--- start Records to use ---

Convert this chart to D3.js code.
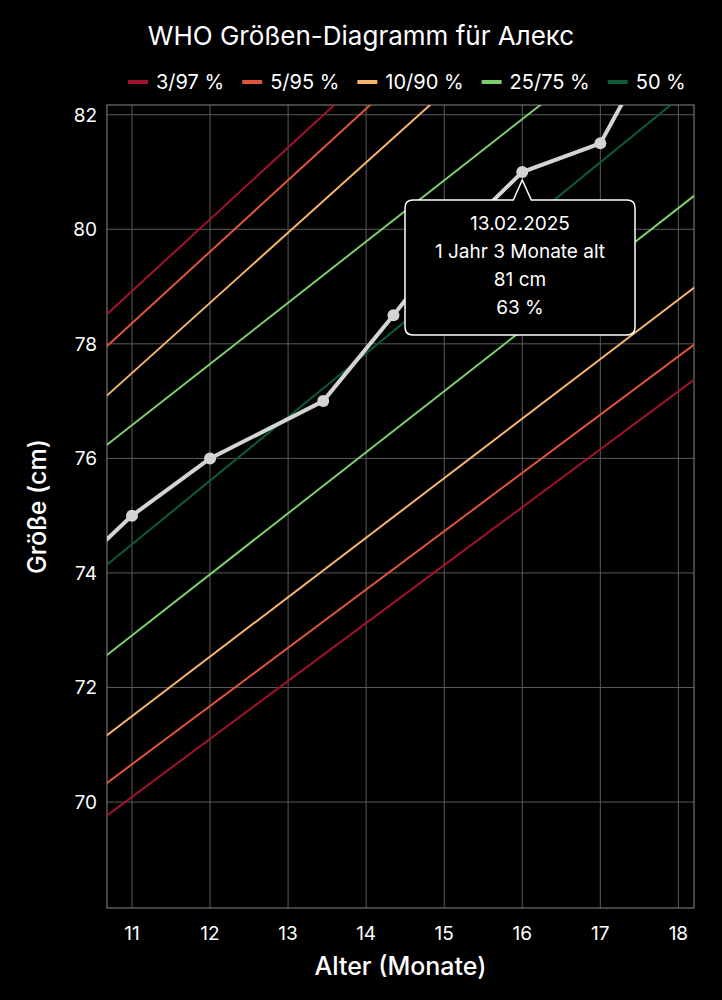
<!DOCTYPE html>
<html><head><meta charset="utf-8">
<script src="https://cdn.jsdelivr.net/npm/d3@7"></script>
<style>body{margin:0;background:#000}svg{display:block}</style>
</head><body>
<div id="chart"></div>
<script>
// percentile lines: value at month 11 and month 18
const bandMonths = [11, 18];
const percentileLines = [
  { label: '3/97 %', color: '#a3122b', lines: [[70.09, 77.17], [78.92, 87.7]] },
  { label: '5/95 %', color: '#e0543a', lines: [[70.66, 77.78], [78.36, 87.1]] },
  { label: '10/90 %', color: '#f7b46c', lines: [[71.50, 78.77], [77.49, 86.07]] },
  { label: '25/75 %', color: '#7dcc6e', lines: [[72.91, 80.37], [76.58, 84.06]] },
  { label: '50 %', color: '#0d5c33', lines: [[74.50, 82.28]] }
];
const measureMonths = [10.3, 11, 12, 13.45, 14.35, 15.1, 16, 17, 17.6];
const measureHeights = [74.1, 75, 76, 77, 78.5, 79.8, 81, 81.5, 83];
const xTicks = [11, 12, 13, 14, 15, 16, 17, 18];
const yTicks = [70, 72, 74, 76, 78, 80, 82];
const tooltipLines = ['13.02.2025', '1 Jahr 3 Monate alt', '81 cm', '63 %'];

const W = 722, H = 1000;
const m = { left: 107, right: 28, top: 105, bottom: 92 };
const svg = d3.select('#chart').append('svg').attr('width', W).attr('height', H)
  .style('font-family', 'Inter, "Noto Sans", sans-serif');

const x = d3.scaleLinear().domain([10.68, 18.2]).range([m.left, W - m.right]);
const y = d3.scaleLinear().domain([68.15, 82.17]).range([H - m.bottom, m.top]);

svg.append('defs').append('clipPath').attr('id', 'clip')
  .append('rect').attr('x', m.left).attr('y', m.top)
  .attr('width', W - m.left - m.right).attr('height', H - m.top - m.bottom);

// grid
const g = svg.append('g');
g.selectAll('.vx').data(xTicks).join('line')
  .attr('x1', d => x(d)).attr('x2', d => x(d)).attr('y1', m.top).attr('y2', H - m.bottom)
  .attr('stroke', '#5a5a5a').attr('stroke-width', 1);
g.selectAll('.hy').data(yTicks).join('line')
  .attr('y1', d => y(d)).attr('y2', d => y(d)).attr('x1', m.left).attr('x2', W - m.right)
  .attr('stroke', '#5a5a5a').attr('stroke-width', 1);
g.append('rect').attr('x', m.left).attr('y', m.top)
  .attr('width', W - m.left - m.right).attr('height', H - m.top - m.bottom)
  .attr('fill', 'none').attr('stroke', '#888');

// axes labels
svg.selectAll('.xt').data(xTicks).join('text')
  .attr('x', d => x(d)).attr('y', H - m.bottom + 32).attr('text-anchor', 'middle')
  .attr('fill', '#fff').attr('font-size', 19).text(d => d);
svg.selectAll('.yt').data(yTicks).join('text')
  .attr('x', m.left - 10).attr('y', d => y(d) + 7).attr('text-anchor', 'end')
  .attr('fill', '#fff').attr('font-size', 19).text(d => d);
svg.append('text').attr('x', (m.left + W - m.right) / 2).attr('y', 975)
  .attr('text-anchor', 'middle').attr('fill', '#fff').attr('font-size', 25)
  .attr('font-weight', 500).text('Alter (Monate)');
svg.append('text').attr('transform', `translate(46,${(m.top + H - m.bottom) / 2}) rotate(-90)`)
  .attr('text-anchor', 'middle').attr('fill', '#fff').attr('font-size', 25)
  .attr('font-weight', 500).text('Größe (cm)');

// percentile lines
const plot = svg.append('g').attr('clip-path', 'url(#clip)');
const extend = (a, b, t) => a + (b - a) * (t - bandMonths[0]) / (bandMonths[1] - bandMonths[0]);
percentileLines.forEach(p => {
  p.lines.forEach(([a, b]) => {
    plot.append('line')
      .attr('x1', x(10)).attr('y1', y(extend(a, b, 10)))
      .attr('x2', x(19)).attr('y2', y(extend(a, b, 19)))
      .attr('stroke', p.color).attr('stroke-width', 2);
  });
});

// measurements
const pts = measureMonths.map((d, i) => [d, measureHeights[i]]);
plot.append('path').datum(pts)
  .attr('d', d3.line().x(d => x(d[0])).y(d => y(d[1])))
  .attr('fill', 'none').attr('stroke', '#d4d4d4').attr('stroke-width', 4);
plot.selectAll('circle').data(pts.slice(1, -1)).join('circle')
  .attr('cx', d => x(d[0])).attr('cy', d => y(d[1])).attr('r', 6).attr('fill', '#d4d4d4');

// tooltip
const px = x(16), py = y(81) + 8;
const bx = 405, by = 200, bw = 230, bh = 135, r = 8;
const path = `M${bx + r},${by} L${px - 9},${by} L${px},${py} L${px + 9},${by} L${bx + bw - r},${by}
  Q${bx + bw},${by} ${bx + bw},${by + r} L${bx + bw},${by + bh - r} Q${bx + bw},${by + bh} ${bx + bw - r},${by + bh}
  L${bx + r},${by + bh} Q${bx},${by + bh} ${bx},${by + bh - r} L${bx},${by + r} Q${bx},${by} ${bx + r},${by} Z`;
svg.append('path').attr('d', path).attr('fill', '#000').attr('stroke', '#fff').attr('stroke-width', 1.5);
svg.selectAll('.tt').data(tooltipLines).join('text')
  .attr('x', bx + bw / 2).attr('y', (d, i) => by + 30 + i * 28).attr('text-anchor', 'middle')
  .attr('fill', '#fff').attr('font-size', 19).text(d => d);

// title
svg.append('text').attr('x', 361).attr('y', 45).attr('text-anchor', 'middle')
  .attr('fill', '#fff').attr('font-size', 26).text('WHO Größen-Diagramm für Алекс');

// legend, laid out by measured text width
let lx = 128;
percentileLines.forEach(p => {
  const lg = svg.append('g').attr('transform', `translate(${lx},82)`);
  lg.append('line').attr('x1', 0).attr('x2', 20).attr('stroke', p.color).attr('stroke-width', 4);
  const t = lg.append('text').attr('x', 28).attr('y', 7).attr('fill', '#fff')
    .attr('font-size', 20).text(p.label);
  lx += 28 + t.node().getComputedTextLength() + 18;
});
</script>
</body></html>
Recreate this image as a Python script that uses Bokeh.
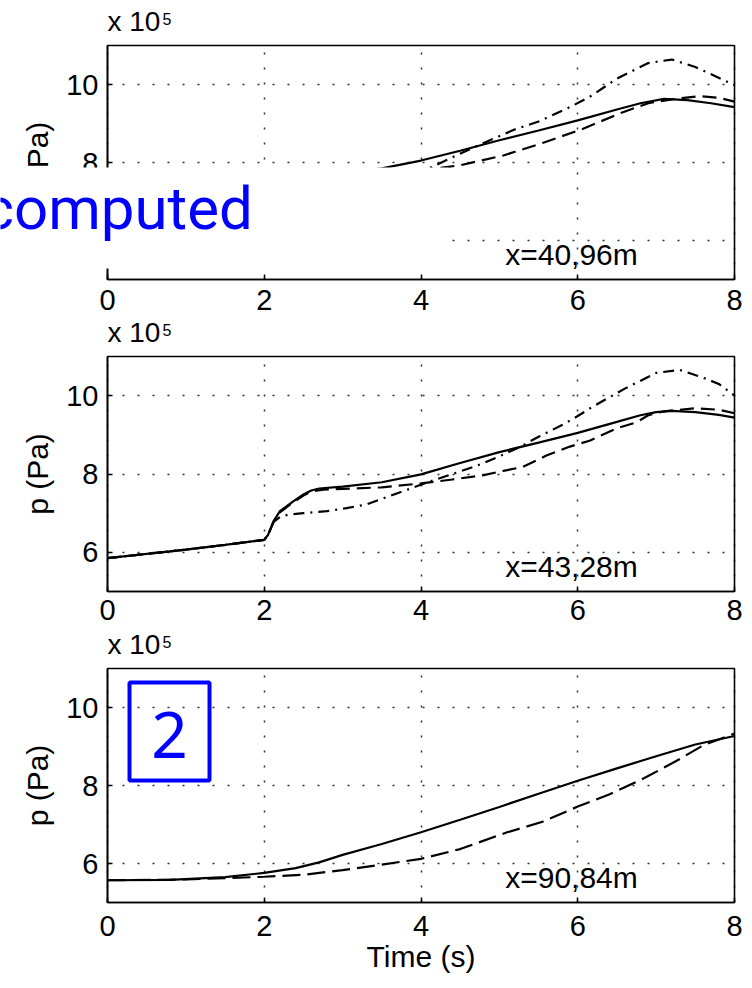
from bokeh.plotting import figure
from bokeh.models import Range1d, FixedTicker, Label, BoxAnnotation
from bokeh.layouts import column
from bokeh.embed import file_html
from bokeh.resources import INLINE

# ---------------- data (pressure in units of 1e5 Pa, time in s) ----------------
x_ticks = [0, 2, 4, 6, 8]
y_ticks = [6, 8, 10]
panel_names = ["x=40,96m", "x=43,28m", "x=90,84m"]

# panel 1 : x = 40.96 m
t1_solid = [0, 0.5, 1, 1.5, 2.0, 2.05, 2.12, 2.2, 2.37, 2.5, 2.6, 2.7, 3.0, 3.5, 4.0, 4.5, 5.0, 5.5, 6.0, 6.5, 6.8, 7.1, 7.4, 7.7, 8.0]
v1_solid = [5.85, 5.96, 6.07, 6.19, 6.32, 6.45, 6.8, 7.05, 7.3, 7.48, 7.58, 7.64, 7.72, 7.85, 8.05, 8.3, 8.57, 8.82, 9.08, 9.36, 9.52, 9.63, 9.6, 9.52, 9.42]
t1_dash = [0, 0.5, 1, 1.5, 2.0, 2.05, 2.12, 2.2, 2.37, 2.5, 2.6, 2.75, 3.0, 3.5, 4.0, 4.5, 5.05, 5.55, 6.05, 6.55, 6.9, 7.2, 7.55, 7.8, 8.0]
v1_dash = [5.85, 5.96, 6.07, 6.19, 6.32, 6.45, 6.78, 7.02, 7.28, 7.45, 7.55, 7.6, 7.63, 7.7, 7.8, 7.93, 8.18, 8.5, 8.85, 9.27, 9.52, 9.62, 9.7, 9.66, 9.56]
t1_dd = [0, 0.5, 1, 1.5, 2.0, 2.05, 2.12, 2.2, 2.3, 2.5, 2.8, 3.05, 3.3, 3.55, 3.8, 4.1, 4.45, 4.8, 5.2, 5.5, 5.9, 6.15, 6.5, 6.9, 7.2, 7.5, 7.75, 8.0]
v1_dd = [5.85, 5.96, 6.07, 6.19, 6.32, 6.45, 6.78, 6.9, 6.96, 7.0, 7.05, 7.13, 7.22, 7.4, 7.6, 7.85, 8.18, 8.5, 8.85, 9.05, 9.42, 9.68, 10.15, 10.55, 10.64, 10.45, 10.22, 9.98]

# panel 2 : x = 43.28 m
t2_solid = [0, 0.5, 1, 1.5, 2.0, 2.05, 2.12, 2.2, 2.37, 2.5, 2.6, 2.7, 3.0, 3.5, 4.0, 4.5, 5.0, 5.5, 6.0, 6.5, 6.8, 7.0, 7.2, 7.5, 7.8, 8.0]
v2_solid = [5.85, 5.96, 6.07, 6.19, 6.32, 6.45, 6.8, 7.05, 7.3, 7.48, 7.58, 7.63, 7.68, 7.79, 7.99, 8.28, 8.56, 8.8, 9.05, 9.33, 9.5, 9.58, 9.61, 9.58, 9.51, 9.44]
t2_dash = [0, 0.5, 1, 1.5, 2.0, 2.05, 2.12, 2.2, 2.37, 2.5, 2.6, 2.75, 3.0, 3.5, 4.0, 4.4, 4.8, 5.05, 5.3, 5.6, 5.9, 6.15, 6.5, 6.75, 6.9, 7.1, 7.5, 7.8, 8.0]
v2_dash = [5.85, 5.96, 6.07, 6.19, 6.32, 6.45, 6.78, 7.02, 7.28, 7.45, 7.55, 7.6, 7.62, 7.66, 7.76, 7.86, 7.97, 8.08, 8.18, 8.47, 8.7, 8.85, 9.17, 9.32, 9.5, 9.6, 9.68, 9.64, 9.55]
t2_dd = [0, 0.5, 1, 1.5, 2.0, 2.05, 2.12, 2.2, 2.3, 2.5, 2.8, 3.05, 3.3, 3.55, 3.8, 4.1, 4.4, 4.7, 5.0, 5.25, 5.5, 5.8, 6.0, 6.2, 6.6, 7.0, 7.3, 7.6, 7.8, 8.0]
v2_dd = [5.85, 5.96, 6.07, 6.19, 6.32, 6.45, 6.78, 6.9, 6.96, 7.0, 7.05, 7.13, 7.22, 7.4, 7.58, 7.8, 8.0, 8.2, 8.45, 8.68, 8.95, 9.25, 9.48, 9.73, 10.18, 10.58, 10.66, 10.46, 10.3, 10.0]

# panel 3 : x = 90.84 m
t3_solid = [0, 0.8, 1.5, 2.0, 2.4, 2.7, 3.0, 3.5, 4.0, 4.5, 5.0, 5.5, 6.0, 6.5, 7.0, 7.5, 8.0]
v3_solid = [5.57, 5.58, 5.65, 5.76, 5.88, 6.03, 6.22, 6.5, 6.8, 7.12, 7.45, 7.79, 8.12, 8.44, 8.75, 9.05, 9.27]
t3_dash = [0, 1, 2, 2.5, 3.0, 3.5, 4.0, 4.5, 5.1, 5.55, 6.0, 6.4, 6.85, 7.25, 7.6, 7.8, 8.0]
v3_dash = [5.57, 5.59, 5.66, 5.71, 5.83, 5.97, 6.12, 6.37, 6.8, 7.07, 7.46, 7.77, 8.19, 8.62, 9.03, 9.18, 9.33]

X0, X1, Y0, Y1 = 0, 8, 5, 11   # axes limits

# ---------------- layout (pixels) ----------------
FONT = "Liberation Sans"
W = 752
BOX_L, BOX_R = 107, 734
SX = (BOX_R - BOX_L) / (X1 - X0)


def make_panel(c_top, c_bot, b_top, b_bot, name, series, xstandoff, xlabel=None):
    sy = (b_bot - b_top) / (Y1 - Y0)
    xr = Range1d(X0 - BOX_L / SX, X1 + (W - BOX_R) / SX)
    yr = Range1d(Y0 - (c_bot - b_bot) / sy, Y1 + (b_top - c_top) / sy)
    p = figure(width=W, height=c_bot - c_top, output_backend="svg", toolbar_location=None,
               x_range=xr, y_range=yr,
               min_border_left=0, min_border_right=0, min_border_top=0, min_border_bottom=0)
    p.background_fill_color = "white"
    p.border_fill_color = "white"
    p.outline_line_color = None

    xa, ya = p.xaxis[0], p.yaxis[0]
    xa.fixed_location = Y0
    ya.fixed_location = X0
    xa.bounds = (X0, X1)
    ya.bounds = (Y0, Y1)
    for ax in (xa, ya):
        ax.axis_line_color = "black"
        ax.axis_line_width = 1.6
        ax.major_tick_in = 5
        ax.major_tick_out = 0
        ax.minor_tick_line_color = None
        ax.major_tick_line_width = 1.5
        ax.major_label_text_font = FONT
        ax.major_label_text_font_size = "29px"
        ax.major_label_text_color = "black"
        ax.axis_label_text_font = FONT
        ax.axis_label_text_font_size = "30px"
        ax.axis_label_text_font_style = "normal"
        ax.axis_label_text_color = "black"
    xa.ticker = FixedTicker(ticks=x_ticks)
    ya.ticker = FixedTicker(ticks=y_ticks)
    xa.major_label_standoff = xstandoff
    ya.major_label_standoff = 9
    ya.axis_label = "p (Pa)"
    ya.axis_label_standoff = 9
    if xlabel:
        xa.axis_label = xlabel
        xa.axis_label_standoff = 1

    xg, yg = p.xgrid[0], p.ygrid[0]
    xg.bounds = (X0, X1)
    xg.cross_bounds = (Y0, Y1)
    yg.bounds = (Y0, Y1)
    yg.cross_bounds = (X0, X1)
    for g in (xg, yg):
        g.grid_line_color = "#333333"
        g.grid_line_width = 1.5
        g.grid_line_dash = "2 13"

    for t, v, dash in series:
        p.line(t, v, line_color="black", line_width=2.2, line_dash=dash)

    # axes box
    p.add_layout(BoxAnnotation(left=X0, right=X1, bottom=Y0, top=Y1,
                               fill_color=None, fill_alpha=0,
                               line_color="black", line_alpha=1, line_width=1.6))
    p.add_layout(Label(x=5.92, y=Y0 + 9 / sy, text=name, text_align="center",
                       text_font=FONT, text_font_size="30px", text_color="black"))
    p.add_layout(Label(x=X0, y=Y1 + 9 / sy, text="x 10", text_align="left",
                       text_font=FONT, text_font_size="28px", text_color="black"))
    p.add_layout(Label(x=X0 + 55 / SX, y=Y1 + 21 / sy, text="5", text_align="left",
                       text_font=FONT, text_font_size="16px", text_color="black"))
    return p, sy


p1, sy1 = make_panel(0, 318, 45, 279, panel_names[0],
                     [(t1_solid, v1_solid, "solid"), (t1_dash, v1_dash, "14 7"), (t1_dd, v1_dd, "11 6 2 6")],
                     xstandoff=10)
p2, sy2 = make_panel(318, 632, 356, 591, panel_names[1],
                     [(t2_solid, v2_solid, "solid"), (t2_dash, v2_dash, "14 7"), (t2_dd, v2_dd, "11 6 2 6")],
                     xstandoff=8)
p3, sy3 = make_panel(632, 986, 668, 902, panel_names[2],
                     [(t3_solid, v3_solid, "solid"), (t3_dash, v3_dash, "18 7")],
                     xstandoff=13, xlabel="Time (s)")


# white patch and "computed" overlay on the first panel (positions in pixels of the page)
def px_x(x):
    return X0 + (x - BOX_L) / SX


def px_y1(y):
    return Y1 - (y - 45) / sy1


p1.add_layout(Label(x=px_x(214), y=px_y1(217.5), text=" ", text_font_size="1px",
                    text_align="center", text_baseline="middle",
                    background_fill_color="white", padding=(234, 50)))
p1.add_layout(Label(x=px_x(-18), y=px_y1(243), text="computed", text_align="left",
                    text_font="Roboto", text_font_size="60px", text_color="#0000FF"))


# blue framed "2" on the third panel
def px_y3(y):
    return Y1 - (y - 668) / sy3


p3.add_layout(BoxAnnotation(left=px_x(129), right=px_x(209), bottom=px_y3(780), top=px_y3(682),
                            fill_color=None, fill_alpha=0,
                            line_color="#0000FF", line_alpha=1, line_width=4))
p3.add_layout(Label(x=px_x(169), y=px_y3(757), text="2", text_align="center",
                    text_font="Noto Sans", text_font_size="64px", text_color="#0000FF"))

layout = column(p1, p2, p3, spacing=0)
open("out.html", "w").write(file_html(layout, INLINE))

--- end Records to use ---

▶ _What you should do_
Up to and including the line containing "const tooltipLines = ['13.02.2025', '1", repeat every line from the start of the data, but none of the pictures.

▶ _Solution for this problem_
Convert this chart to D3.js code.
<!DOCTYPE html>
<html><head><meta charset="utf-8">
<script src="https://cdn.jsdelivr.net/npm/d3@7"></script>
<style>body{margin:0;background:#000}svg{display:block}</style>
</head><body>
<div id="chart"></div>
<script>
// percentile lines: value at month 11 and month 18
const bandMonths = [11, 18];
const percentileLines = [
  { label: '3/97 %', color: '#a3122b', lines: [[70.09, 77.17], [78.92, 87.7]] },
  { label: '5/95 %', color: '#e0543a', lines: [[70.66, 77.78], [78.36, 87.1]] },
  { label: '10/90 %', color: '#f7b46c', lines: [[71.50, 78.77], [77.49, 86.07]] },
  { label: '25/75 %', color: '#7dcc6e', lines: [[72.91, 80.37], [76.58, 84.06]] },
  { label: '50 %', color: '#0d5c33', lines: [[74.50, 82.28]] }
];
const measureMonths = [10.3, 11, 12, 13.45, 14.35, 15.1, 16, 17, 17.6];
const measureHeights = [74.1, 75, 76, 77, 78.5, 79.8, 81, 81.5, 83];
const xTicks = [11, 12, 13, 14, 15, 16, 17, 18];
const yTicks = [70, 72, 74, 76, 78, 80, 82];
const tooltipLines = ['13.02.2025', '1 Jahr 3 Monate alt', '81 cm', '63 %'];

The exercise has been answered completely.